▶ _What to produce_
Reproduce each line of the material exactly, minus any picture.

▶ _Given information_

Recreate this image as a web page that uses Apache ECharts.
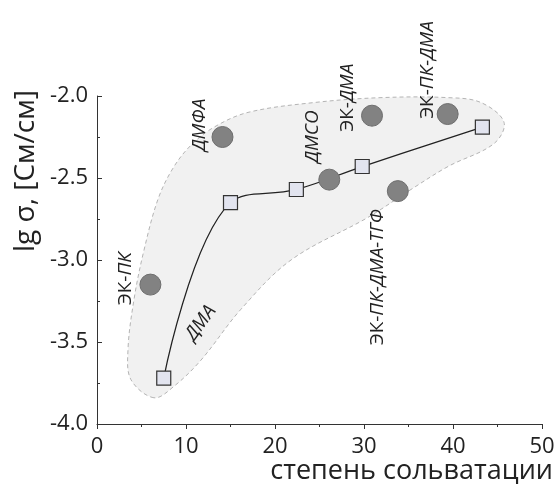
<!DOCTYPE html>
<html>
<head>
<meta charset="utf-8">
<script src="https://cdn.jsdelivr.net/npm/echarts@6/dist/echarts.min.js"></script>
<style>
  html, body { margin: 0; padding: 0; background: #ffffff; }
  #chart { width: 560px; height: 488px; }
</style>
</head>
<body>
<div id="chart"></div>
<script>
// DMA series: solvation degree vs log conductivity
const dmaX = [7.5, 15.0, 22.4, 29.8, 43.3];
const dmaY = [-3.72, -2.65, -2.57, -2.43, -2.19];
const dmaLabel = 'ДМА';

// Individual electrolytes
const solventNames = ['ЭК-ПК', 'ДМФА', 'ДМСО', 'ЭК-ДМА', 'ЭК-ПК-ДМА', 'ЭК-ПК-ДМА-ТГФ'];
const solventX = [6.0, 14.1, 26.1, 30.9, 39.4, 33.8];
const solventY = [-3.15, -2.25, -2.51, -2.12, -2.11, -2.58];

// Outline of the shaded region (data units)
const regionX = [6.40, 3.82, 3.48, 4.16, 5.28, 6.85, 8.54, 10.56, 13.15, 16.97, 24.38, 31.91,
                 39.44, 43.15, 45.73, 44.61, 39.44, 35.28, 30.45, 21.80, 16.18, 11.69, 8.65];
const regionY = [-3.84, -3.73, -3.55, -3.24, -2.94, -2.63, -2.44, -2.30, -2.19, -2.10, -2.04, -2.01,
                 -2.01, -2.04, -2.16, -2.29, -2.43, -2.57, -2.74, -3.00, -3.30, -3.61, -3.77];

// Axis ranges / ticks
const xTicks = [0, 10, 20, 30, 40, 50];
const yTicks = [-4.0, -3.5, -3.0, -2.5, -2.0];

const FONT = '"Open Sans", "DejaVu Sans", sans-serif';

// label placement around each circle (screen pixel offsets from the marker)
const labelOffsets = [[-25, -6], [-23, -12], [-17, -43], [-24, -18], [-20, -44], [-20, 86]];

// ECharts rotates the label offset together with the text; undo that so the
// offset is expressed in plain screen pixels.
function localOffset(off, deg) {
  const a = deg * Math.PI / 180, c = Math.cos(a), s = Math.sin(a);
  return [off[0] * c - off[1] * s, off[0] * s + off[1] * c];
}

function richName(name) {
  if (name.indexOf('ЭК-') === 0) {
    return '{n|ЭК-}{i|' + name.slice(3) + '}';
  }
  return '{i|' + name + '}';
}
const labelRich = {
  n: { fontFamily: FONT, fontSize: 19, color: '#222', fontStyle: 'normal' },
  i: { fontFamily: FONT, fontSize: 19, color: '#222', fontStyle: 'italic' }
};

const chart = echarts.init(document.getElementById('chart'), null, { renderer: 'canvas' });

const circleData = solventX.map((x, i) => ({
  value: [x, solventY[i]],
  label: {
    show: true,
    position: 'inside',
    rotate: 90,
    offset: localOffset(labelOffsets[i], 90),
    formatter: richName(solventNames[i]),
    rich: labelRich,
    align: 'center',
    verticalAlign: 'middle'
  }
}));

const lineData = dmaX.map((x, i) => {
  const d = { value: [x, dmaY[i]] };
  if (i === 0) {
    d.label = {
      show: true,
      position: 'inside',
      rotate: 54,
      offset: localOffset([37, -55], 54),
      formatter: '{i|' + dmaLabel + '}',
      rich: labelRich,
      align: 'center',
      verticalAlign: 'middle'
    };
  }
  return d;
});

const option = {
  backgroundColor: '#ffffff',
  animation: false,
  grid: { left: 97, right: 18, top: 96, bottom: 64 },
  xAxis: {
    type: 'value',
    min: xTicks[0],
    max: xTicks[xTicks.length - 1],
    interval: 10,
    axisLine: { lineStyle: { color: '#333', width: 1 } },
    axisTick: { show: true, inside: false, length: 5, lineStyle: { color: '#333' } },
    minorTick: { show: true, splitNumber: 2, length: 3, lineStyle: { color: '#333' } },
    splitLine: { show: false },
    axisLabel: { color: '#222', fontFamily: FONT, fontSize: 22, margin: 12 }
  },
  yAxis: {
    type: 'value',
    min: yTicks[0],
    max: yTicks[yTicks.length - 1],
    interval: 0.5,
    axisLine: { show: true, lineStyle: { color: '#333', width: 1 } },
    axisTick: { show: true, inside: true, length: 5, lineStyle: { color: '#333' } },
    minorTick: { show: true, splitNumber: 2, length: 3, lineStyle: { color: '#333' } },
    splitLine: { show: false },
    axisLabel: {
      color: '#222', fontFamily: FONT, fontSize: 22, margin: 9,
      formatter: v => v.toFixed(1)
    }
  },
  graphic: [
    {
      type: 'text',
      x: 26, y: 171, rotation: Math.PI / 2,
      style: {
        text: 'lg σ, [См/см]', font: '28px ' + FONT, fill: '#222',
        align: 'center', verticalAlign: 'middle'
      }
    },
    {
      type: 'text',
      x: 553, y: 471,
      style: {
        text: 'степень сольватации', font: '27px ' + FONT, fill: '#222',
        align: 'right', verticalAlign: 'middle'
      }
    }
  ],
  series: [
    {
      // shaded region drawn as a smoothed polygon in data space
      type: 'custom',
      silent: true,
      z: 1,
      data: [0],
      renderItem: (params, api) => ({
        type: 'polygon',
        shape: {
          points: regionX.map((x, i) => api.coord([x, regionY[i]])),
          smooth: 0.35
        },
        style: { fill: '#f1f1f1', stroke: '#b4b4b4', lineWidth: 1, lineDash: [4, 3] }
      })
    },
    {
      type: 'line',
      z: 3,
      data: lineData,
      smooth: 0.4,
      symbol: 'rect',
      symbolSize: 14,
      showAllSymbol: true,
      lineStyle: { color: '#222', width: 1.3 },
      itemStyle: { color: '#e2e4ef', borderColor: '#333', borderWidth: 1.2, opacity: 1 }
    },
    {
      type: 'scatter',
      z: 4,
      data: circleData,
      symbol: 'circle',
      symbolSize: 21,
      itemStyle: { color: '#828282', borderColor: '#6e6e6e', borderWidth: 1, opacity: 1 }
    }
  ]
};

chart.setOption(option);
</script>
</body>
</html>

▶ _Exercise output_
Recreate this image as a web page that uses Apache ECharts.
<!DOCTYPE html>
<html>
<head>
<meta charset="utf-8">
<script src="https://cdn.jsdelivr.net/npm/echarts@6/dist/echarts.min.js"></script>
<style>
  html, body { margin: 0; padding: 0; background: #ffffff; }
  #chart { width: 560px; height: 488px; }
</style>
</head>
<body>
<div id="chart"></div>
<script>
// DMA series: solvation degree vs log conductivity
const dmaX = [7.5, 15.0, 22.4, 29.8, 43.3];
const dmaY = [-3.72, -2.65, -2.57, -2.43, -2.19];
const dmaLabel = 'ДМА';

// Individual electrolytes
const solventNames = ['ЭК-ПК', 'ДМФА', 'ДМСО', 'ЭК-ДМА', 'ЭК-ПК-ДМА', 'ЭК-ПК-ДМА-ТГФ'];
const solventX = [6.0, 14.1, 26.1, 30.9, 39.4, 33.8];
const solventY = [-3.15, -2.25, -2.51, -2.12, -2.11, -2.58];

// Outline of the shaded region (data units)
const regionX = [6.40, 3.82, 3.48, 4.16, 5.28, 6.85, 8.54, 10.56, 13.15, 16.97, 24.38, 31.91,
                 39.44, 43.15, 45.73, 44.61, 39.44, 35.28, 30.45, 21.80, 16.18, 11.69, 8.65];
const regionY = [-3.84, -3.73, -3.55, -3.24, -2.94, -2.63, -2.44, -2.30, -2.19, -2.10, -2.04, -2.01,
                 -2.01, -2.04, -2.16, -2.29, -2.43, -2.57, -2.74, -3.00, -3.30, -3.61, -3.77];

// Axis ranges / ticks
const xTicks = [0, 10, 20, 30, 40, 50];
const yTicks = [-4.0, -3.5, -3.0, -2.5, -2.0];

const FONT = '"Open Sans", "DejaVu Sans", sans-serif';

// label placement around each circle (screen pixel offsets from the marker)
const labelOffsets = [[-25, -6], [-23, -12], [-17, -43], [-24, -18], [-20, -44], [-20, 86]];

// ECharts rotates the label offset together with the text; undo that so the
// offset is expressed in plain screen pixels.
function localOffset(off, deg) {
  const a = deg * Math.PI / 180, c = Math.cos(a), s = Math.sin(a);
  return [off[0] * c - off[1] * s, off[0] * s + off[1] * c];
}

function richName(name) {
  if (name.indexOf('ЭК-') === 0) {
    return '{n|ЭК-}{i|' + name.slice(3) + '}';
  }
  return '{i|' + name + '}';
}
const labelRich = {
  n: { fontFamily: FONT, fontSize: 19, color: '#222', fontStyle: 'normal' },
  i: { fontFamily: FONT, fontSize: 19, color: '#222', fontStyle: 'italic' }
};

const chart = echarts.init(document.getElementById('chart'), null, { renderer: 'canvas' });

const circleData = solventX.map((x, i) => ({
  value: [x, solventY[i]],
  label: {
    show: true,
    position: 'inside',
    rotate: 90,
    offset: localOffset(labelOffsets[i], 90),
    formatter: richName(solventNames[i]),
    rich: labelRich,
    align: 'center',
    verticalAlign: 'middle'
  }
}));

const lineData = dmaX.map((x, i) => {
  const d = { value: [x, dmaY[i]] };
  if (i === 0) {
    d.label = {
      show: true,
      position: 'inside',
      rotate: 54,
      offset: localOffset([37, -55], 54),
      formatter: '{i|' + dmaLabel + '}',
      rich: labelRich,
      align: 'center',
      verticalAlign: 'middle'
    };
  }
  return d;
});

const option = {
  backgroundColor: '#ffffff',
  animation: false,
  grid: { left: 97, right: 18, top: 96, bottom: 64 },
  xAxis: {
    type: 'value',
    min: xTicks[0],
    max: xTicks[xTicks.length - 1],
    interval: 10,
    axisLine: { lineStyle: { color: '#333', width: 1 } },
    axisTick: { show: true, inside: false, length: 5, lineStyle: { color: '#333' } },
    minorTick: { show: true, splitNumber: 2, length: 3, lineStyle: { color: '#333' } },
    splitLine: { show: false },
    axisLabel: { color: '#222', fontFamily: FONT, fontSize: 22, margin: 12 }
  },
  yAxis: {
    type: 'value',
    min: yTicks[0],
    max: yTicks[yTicks.length - 1],
    interval: 0.5,
    axisLine: { show: true, lineStyle: { color: '#333', width: 1 } },
    axisTick: { show: true, inside: true, length: 5, lineStyle: { color: '#333' } },
    minorTick: { show: true, splitNumber: 2, length: 3, lineStyle: { color: '#333' } },
    splitLine: { show: false },
    axisLabel: {
      color: '#222', fontFamily: FONT, fontSize: 22, margin: 9,
      formatter: v => v.toFixed(1)
    }
  },
  graphic: [
    {
      type: 'text',
      x: 26, y: 171, rotation: Math.PI / 2,
      style: {
        text: 'lg σ, [См/см]', font: '28px ' + FONT, fill: '#222',
        align: 'center', verticalAlign: 'middle'
      }
    },
    {
      type: 'text',
      x: 553, y: 471,
      style: {
        text: 'степень сольватации', font: '27px ' + FONT, fill: '#222',
        align: 'right', verticalAlign: 'middle'
      }
    }
  ],
  series: [
    {
      // shaded region drawn as a smoothed polygon in data space
      type: 'custom',
      silent: true,
      z: 1,
      data: [0],
      renderItem: (params, api) => ({
        type: 'polygon',
        shape: {
          points: regionX.map((x, i) => api.coord([x, regionY[i]])),
          smooth: 0.35
        },
        style: { fill: '#f1f1f1', stroke: '#b4b4b4', lineWidth: 1, lineDash: [4, 3] }
      })
    },
    {
      type: 'line',
      z: 3,
      data: lineData,
      smooth: 0.4,
      symbol: 'rect',
      symbolSize: 14,
      showAllSymbol: true,
      lineStyle: { color: '#222', width: 1.3 },
      itemStyle: { color: '#e2e4ef', borderColor: '#333', borderWidth: 1.2, opacity: 1 }
    },
    {
      type: 'scatter',
      z: 4,
      data: circleData,
      symbol: 'circle',
      symbolSize: 21,
      itemStyle: { color: '#828282', borderColor: '#6e6e6e', borderWidth: 1, opacity: 1 }
    }
  ]
};

chart.setOption(option);
</script>
</body>
</html>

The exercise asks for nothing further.